Having established himself as a serious automobile manufacturer with the Mangusta coupé, Alejandro De Tomaso commissioned Lamborghini designer Gianpaolo Dallara to produce the chassis for his new mid-engined supercar, the Pantera. Dallara opted for unitary construction for the steel chassis/body – abandoning the Mangusta’s backbone frame – and competition-specification double wishbone/coil-spring suspension all round. The Ford Motor Company was De Tomaso’s partner at the time of the Pantera’s introduction in 1971 and thus the Pantera, like the Mangusta, relied on Ford V8 power.
Mated to a ZF all-synchro five-speed transaxle, the 5.8-litre Cleveland engine varied in output depending on the destination market, and in European trim came with 330bhp on tap, enabling the Pantera to complete the 0-60mph sprint in a little over 5 seconds and touch 160mph flat out. Styled by Tom Tjaarda at Carrozzeria Ghia, the stunning coupé body was in fact built by Vignale; both companies being part of De Tomaso’s empire in the early 1970’s.
De Tomaso’s longstanding relationship with the Ford Motor Company led to an arrangement whereby the Pantera was distributed through select Lincoln-Mercury dealerships in the USA, where a lower compression, 248bhp Cleveland motor (meeting stricter emissions regulations) was introduced for 1972. The 1974 energy crisis led to a parting of the ways between Ford and De Tomaso, who continued to sell the Pantera in Europe.

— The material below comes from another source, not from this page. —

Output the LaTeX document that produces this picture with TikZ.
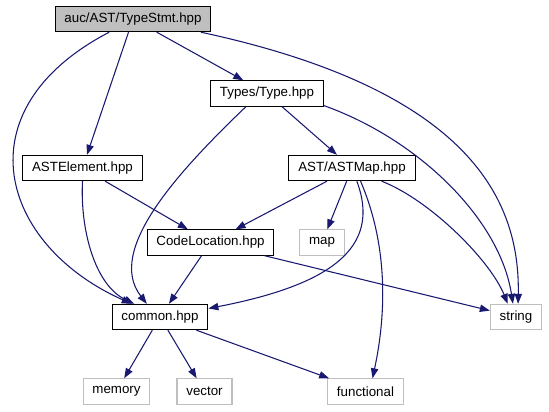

This wonderful Pantera has been the subject of a bare metal restoration with all new rubbers, glass, lights and a complete mechanic overhaul. There are over 400 pictures of this exhaustive restoration available and with #7377 it is one of the last Panteras to be produced under the collaboration with Ford and Vignale. A truly superb example that is very hard to fault and is worthy of the closest inspection.